Now, the philosophy of law is the manifestness of law's rootedness in this original questioning which, before something like law is possible, must already be supposed. We need not explicitly presuppose these notions (indeed, as we have seen their presupposition emerges from a question posed implicitly from out of the simple fact of our existence). That we don't need to make these presuppositions the object of an explicit enquiry and can "get by without asking them" is the ground of the reason why people typically see philosophy as a non-essential subject among other subjects. However, philosophy has already taken place in the very fact of existence which summons the investigations of a subject forward. And if we are at all concerned about the nature of the investigations of these subjects, founded on implicit philosophical assumptions, we will study them and assess them. How would the legal system look, for instance, if everybody accepted that there was no free will and therefore no responsibility? How do the findings of quantum mechanics look dependent on your stand in the realism/anti-realism debate? Indeed, even the conceptualisation of neural mechanisms bear the mark of implicit philosophical assumptions. Calling the neural system dealing with detached contemplation "the default mode network" only makes sense if you begin from cognitivist assumptions about the being of man.

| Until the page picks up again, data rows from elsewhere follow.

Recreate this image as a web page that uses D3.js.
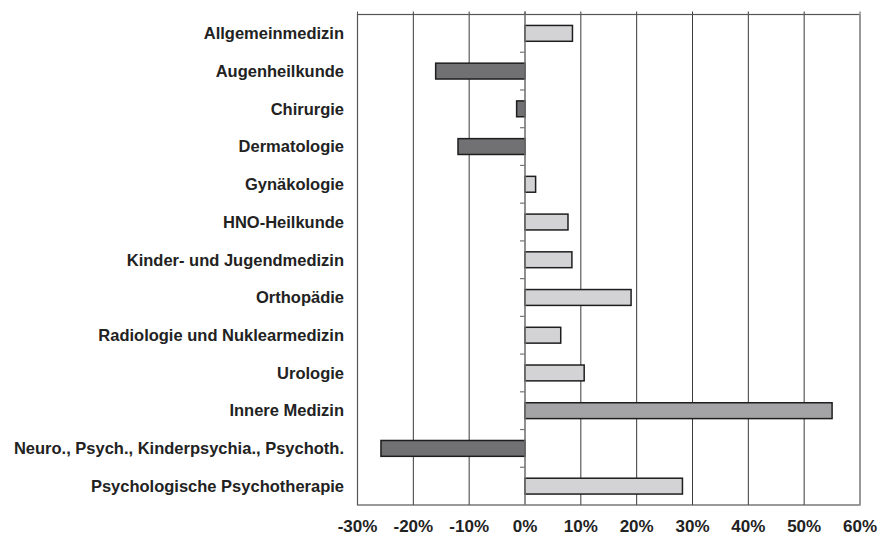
<!DOCTYPE html>
<html><head><meta charset="utf-8">
<script src="https://cdn.jsdelivr.net/npm/d3@7"></script>
<style>body{margin:0;background:#fff;}svg{display:block;}</style>
</head><body>
<script>
const categories = ["Allgemeinmedizin","Augenheilkunde","Chirurgie","Dermatologie","Gynäkologie","HNO-Heilkunde","Kinder- und Jugendmedizin","Orthopädie","Radiologie und Nuklearmedizin","Urologie","Innere Medizin","Neuro., Psych., Kinderpsychia., Psychoth.","Psychologische Psychotherapie"];
const values = [8.5,-16,-1.5,-12,1.9,7.7,8.4,19.0,6.4,10.6,55,-25.8,28.2];
const tones = ["light","dark","dark","dark","light","light","light","light","light","light","mid","dark","light"];
const tickValues = [-30,-20,-10,0,10,20,30,40,50,60];
const tickLabels = ["-30%","-20%","-10%","0%","10%","20%","30%","40%","50%","60%"];

const W = 880, H = 535;
const m = {left:357.5, right:20, top:14.5, bottom:30};
const svg = d3.select("body").append("svg").attr("width",W).attr("height",H);
const x = d3.scaleLinear().domain([-30,60]).range([m.left, W-m.right]);
const y = d3.scaleBand().domain(categories).range([m.top, H-m.bottom]).paddingInner(0.58).paddingOuter(0.29);
const band = d3.scaleBand().domain(categories).range([m.top, H-m.bottom]);
const fill = {light:"#d3d3d5", dark:"#717174", mid:"#a4a4a7"};

// gridlines
svg.append("g").selectAll("line").data(tickValues.filter(v=>v!==-30 && v!==60)).join("line")
  .attr("x1",d=>x(d)).attr("x2",d=>x(d)).attr("y1",m.top-3).attr("y2",H-m.bottom)
  .attr("stroke","#3a3a3a").attr("stroke-width",1);
// border
svg.append("rect").attr("x",m.left).attr("y",m.top).attr("width",x(60)-m.left).attr("height",H-m.bottom-m.top)
  .attr("fill","none").attr("stroke","#555").attr("stroke-width",1.2);
svg.append("line").attr("x1",x(60)).attr("x2",x(60)).attr("y1",m.top-3).attr("y2",H-m.bottom).attr("stroke","#999").attr("stroke-width",1.6);
svg.append("line").attr("x1",x(-30)).attr("x2",x(-30)).attr("y1",m.top-3).attr("y2",m.top).attr("stroke","#555");

// bars
svg.append("g").selectAll("rect").data(categories).join("rect")
  .attr("x",(d,i)=>x(Math.min(0,values[i])))
  .attr("width",(d,i)=>Math.abs(x(values[i])-x(0)))
  .attr("y",d=>y(d)).attr("height",y.bandwidth())
  .attr("fill",(d,i)=>fill[tones[i]]).attr("stroke","#1e1e1e").attr("stroke-width",1.5);

// zero axis with category ticks
svg.append("line").attr("x1",x(0)).attr("x2",x(0)).attr("y1",m.top).attr("y2",H-m.bottom).attr("stroke","#888").attr("stroke-width",1.2);
svg.append("g").selectAll("line").data(categories.slice(1)).join("line")
  .attr("x1",x(0)-5).attr("x2",x(0)).attr("y1",d=>band(d)).attr("y2",d=>band(d))
  .attr("stroke","#777").attr("stroke-width",1.2);
svg.append("line").attr("x1",x(0)).attr("x2",x(0)).attr("y1",m.top-3).attr("y2",m.top).attr("stroke","#555");

// category labels
svg.append("g").selectAll("text").data(categories).join("text")
  .attr("x",344).attr("y",d=>band(d)+band.bandwidth()/2).attr("dy","0.35em")
  .attr("text-anchor","end").attr("font-family","Liberation Sans, Arial, sans-serif")
  .attr("font-weight","bold").attr("font-size","16.5px").attr("fill","#222").text(d=>d);

// x tick labels
svg.append("g").selectAll("text").data(tickValues).join("text")
  .attr("x",d=>x(d)).attr("y",H-m.bottom+27).attr("text-anchor","middle")
  .attr("font-family","Liberation Sans, Arial, sans-serif").attr("font-weight","bold")
  .attr("font-size","17px").attr("fill","#222").text((d,i)=>tickLabels[i]);
</script>
</body></html>
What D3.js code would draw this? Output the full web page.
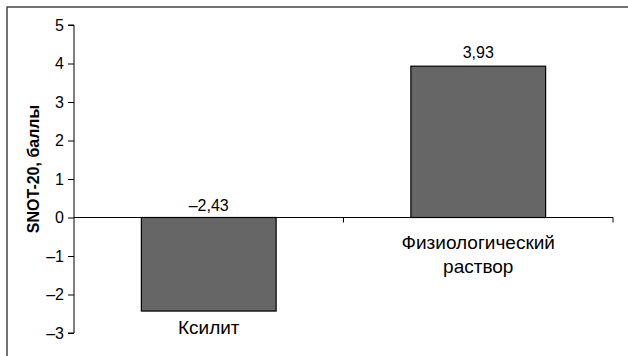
<!DOCTYPE html>
<html><head><meta charset="utf-8">
<script src="https://cdn.jsdelivr.net/npm/d3@7"></script>
<style>body{margin:0;background:#fff}svg{display:block}text{font-family:"Liberation Sans",Arial,sans-serif}</style>
</head><body>
<svg id="c" width="628" height="356"></svg>
<script>
const categories = ["Ксилит", "Физиологический\nраствор"];
const values = [-2.43, 3.93];
const valueLabels = ["–2,43", "3,93"];
const yTicks = [-3, -2, -1, 0, 1, 2, 3, 4, 5];
const yTitle = "SNOT-20, баллы";

const svg = d3.select("#c");
// frame
svg.append("line").attr("x1",7).attr("x2",628).attr("y1",7).attr("y2",7).attr("stroke","#444").attr("stroke-width",1.5);
svg.append("line").attr("x1",7).attr("x2",7).attr("y1",6.5).attr("y2",356).attr("stroke","#444").attr("stroke-width",1.5);

const x0 = 74, x1 = 613;
const y = d3.scaleLinear().domain([-3,5]).range([333,25]);
const x = d3.scaleBand().domain(categories).range([x0,x1]).paddingInner(0).paddingOuter(0);
const bw = x.bandwidth()*0.5;

// y axis
const yAxis = d3.axisLeft(y).tickValues(yTicks).tickSize(6).tickPadding(4)
  .tickFormat(d => d < 0 ? "–" + Math.abs(d) : String(d));
const ga = svg.append("g").attr("transform",`translate(${x0},0)`).call(yAxis);
ga.attr("font-size",null).attr("font-family",null);
ga.select(".domain").attr("stroke","#000").attr("d",`M-6,${y(5)}H0V${y(-3)}H-6`);
ga.selectAll(".tick line").attr("stroke","#000");
ga.selectAll(".tick text").style("font-size","16px").attr("fill","#000");

// bars
svg.selectAll("rect.bar").data(values).enter().append("rect")
  .attr("x",(d,i)=>x(categories[i])+(x.bandwidth()-bw)/2)
  .attr("width",bw)
  .attr("y",d=>y(Math.max(0,d)))
  .attr("height",d=>Math.abs(y(d)-y(0)))
  .attr("fill","#666").attr("stroke","#000").attr("stroke-width",1.2);

// x axis at 0
const gx = svg.append("g").attr("transform",`translate(0,${y(0)})`)
  .call(d3.axisBottom(x).tickSize(0).tickFormat(""));
gx.select(".domain").attr("stroke","#000").attr("d",`M${x0},0H${x1}`);
// category boundary ticks
svg.selectAll("line.xt").data(categories).enter().append("line")
  .attr("x1",d=>x(d)+x.bandwidth()).attr("x2",d=>x(d)+x.bandwidth())
  .attr("y1",y(0)).attr("y2",y(0)+5).attr("stroke","#000");

// value labels
svg.selectAll("text.vl").data(values).enter().append("text")
  .attr("x",(d,i)=>x(categories[i])+x.bandwidth()/2)
  .attr("y",d=>d>=0 ? y(d)-8 : y(0)-7)
  .attr("text-anchor","middle").style("font-size","16px").attr("fill","#000")
  .text((d,i)=>valueLabels[i]);

// category labels
categories.forEach((c,i)=>{
  const lines = c.split("\n");
  const cx = x(c)+x.bandwidth()/2;
  const baseY = values[i] < 0 ? y(values[i]) + 23 : y(0) + 31;
  const t = svg.append("text").attr("text-anchor","middle").style("font-size","19px").attr("fill","#000");
  lines.forEach((l,j)=>t.append("tspan").attr("x",cx).attr("y",baseY + j*24).text(l));
});

// y title
svg.append("text").attr("transform",`translate(39,169) rotate(-90)`)
  .attr("text-anchor","middle").style("font-size","16px").attr("font-weight","bold").attr("fill","#000")
  .text(yTitle);
</script>
</body></html>
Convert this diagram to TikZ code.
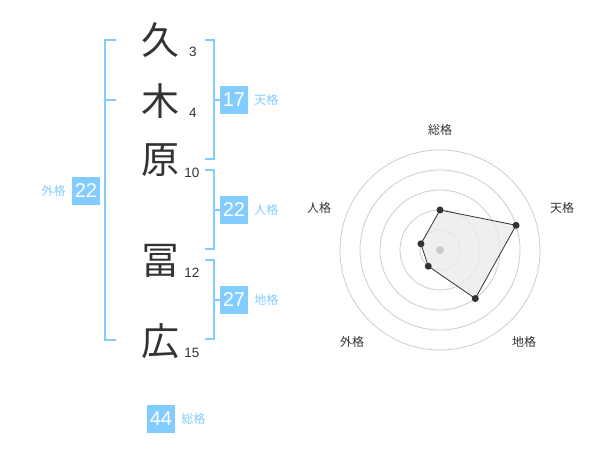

So any question of justifying philosophy has already come too late! Philosophy as first thinking is presupposed by all subjects - to ask for justification is to commit a category error. Philosophy is not like a subject among other subjects. Philosophy is the explicit ontological investigation of fundamental concepts necessary for the pursuit of any and all ontic investigations. As these presuppositions arise from everybody's existence, in some sense everybody is a philosopher - which is why we can all ask these questions, and how we can step into various specialist subjects on the basis of our pre-conceptual philosophical understanding.